Device Passthrough Failures
- USB and audio issues are most acute in x86 emulation on M-series Macs. Community workarounds include using network-attached devices (NAS, printers, scanners) or moving hardware-dependent tasks to a separate Windows machine. Check Parallels’ release notes for each update — device support is gradually expanding.
Licensing and Activation
- Keep your Windows product key handy. Parallels can download Windows, but activation is a separate, Microsoft-managed step. WIRED’s guide emphasizes that you must buy a license even if Windows is already on another machine. Corporate users should verify volume licensing terms.
Security and Privacy Considerations
Running Windows inside a VM provides a degree of isolation, but shared features create potential attack surfaces:
- Network: Choose NAT mode for safer isolation; only use bridged networking if the VM needs to appear as a separate device on the LAN.
- Shared Folders: Limit access to specific directories.

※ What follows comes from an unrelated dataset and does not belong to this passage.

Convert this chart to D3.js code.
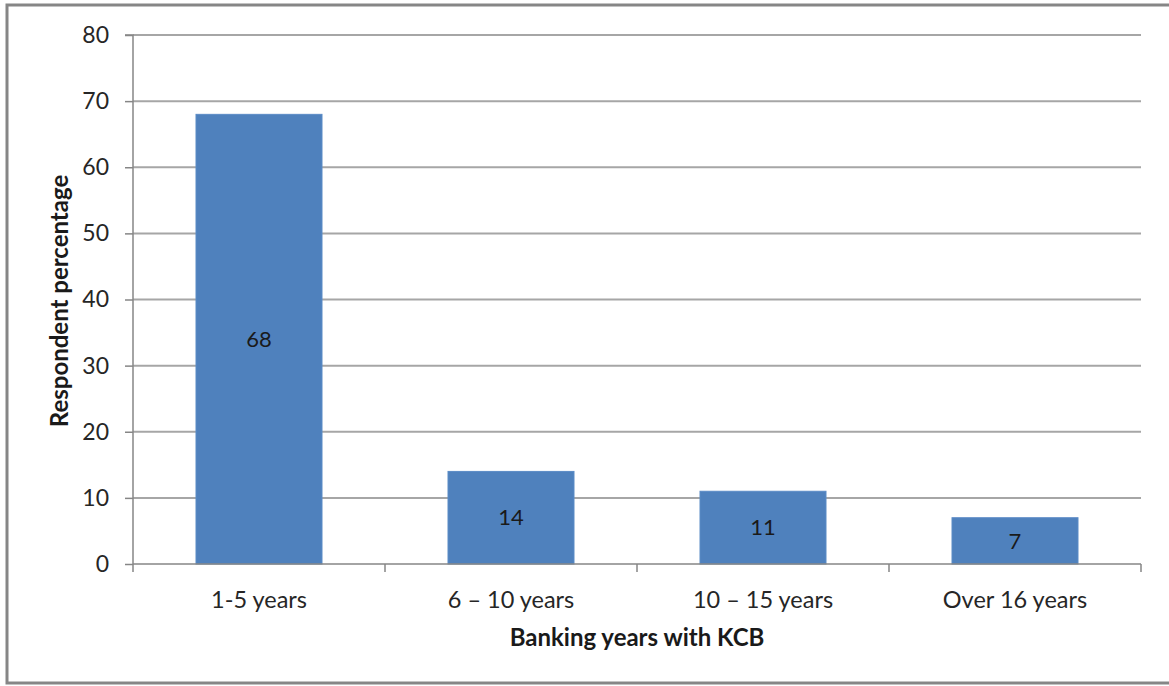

Disable sharing entirely when working with sensitive data.
- Patching: Keep both macOS and the Windows guest fully updated. The VM is just as vulnerable to malware as a physical PC.
Alternatives and When to Choose Them
- Boot Camp (Intel Macs only): Gives bare-metal Windows for maximum performance. Requires rebooting and dedicating a partition, but remains the best choice for gaming and GPU-intensive work on Intel hardware.
- VMware Fusion: A close competitor with strong enterprise features. It often trails Parallels in macOS integration and Coherence-like modes but can be more affordable.
- UTM / QEMU: Free, open-source virtualization. Supports both ARM and x86 guests via emulation, but lacks the polish and speed of Parallels. Suitable for tinkering and lightweight VMs.
- Dedicated Windows PC: For latency-sensitive, hardware-dependent, or high-end gaming tasks, a separate machine still provides the most reliable experience. Many professionals keep a small Intel NUC or a desktop for specialised Windows-only apps.
Recommended Configurations by Use Case
| Use Case | Mac RAM | VM Allocation (CPU/RAM/Disk) | Notes |
|---|---|---|---|
| Light productivity (Office, web) | 8 GB | 2 cores, 4 GB RAM, 64 GB disk | Enable Coherence Mode; defaults are fine. |
| Development/testing (IDEs, light containers) | 16 GB | 4+ cores, 8–12 GB RAM, 128 GB disk | Use snapshots and shared folders. Avoid x86 emulation if you need WSL2. |
| Heavy workloads/gaming | 32 GB+ | 6+ cores, 16+ GB RAM, 256 GB disk | On Intel, use Boot Camp. On Apple Silicon, x86 emulation is not fit for purpose. |
Final Analysis: Strengths, Risks, and the Right Expectations
Parallels Desktop remains the most polished and user-friendly method for running Windows on a Mac. Its core strengths — Coherence Mode, seamless file and clipboard sharing, and one‑click setup — make it indispensable for users who need to straddle both ecosystems daily. On Intel Macs, it delivers mature, performant virtualization that covers the vast majority of workflows; only extreme GPU loads truly demand Boot Camp.
The story on Apple Silicon is more nuanced. ARM‑based Windows works well for Microsoft’s first‑party apps and a growing set of third‑party offerings, but the new x86 emulation is a transformative work‑in‑progress. It broadens compatibility dramatically but introduces performance penalties and missing features that restrict it to testing and occasional use. As the technology matures — with faster boot times, USB support, and possibly nested virtualization — it could eventually make a dedicated Windows PC unnecessary for many users. For now, approach x86 emulation as a valuable compatibility layer, not a daily driver.
Practical recommendation: Use Parallels Desktop for mixed macOS/Windows productivity, development testing, and lightweight Windows‑only apps. Keep a separate Windows environment for mission‑critical, hardware‑dependent, or GPU‑intensive tasks. Check Parallels’ official blog and release notes for the latest emulation improvements — this space is moving fast.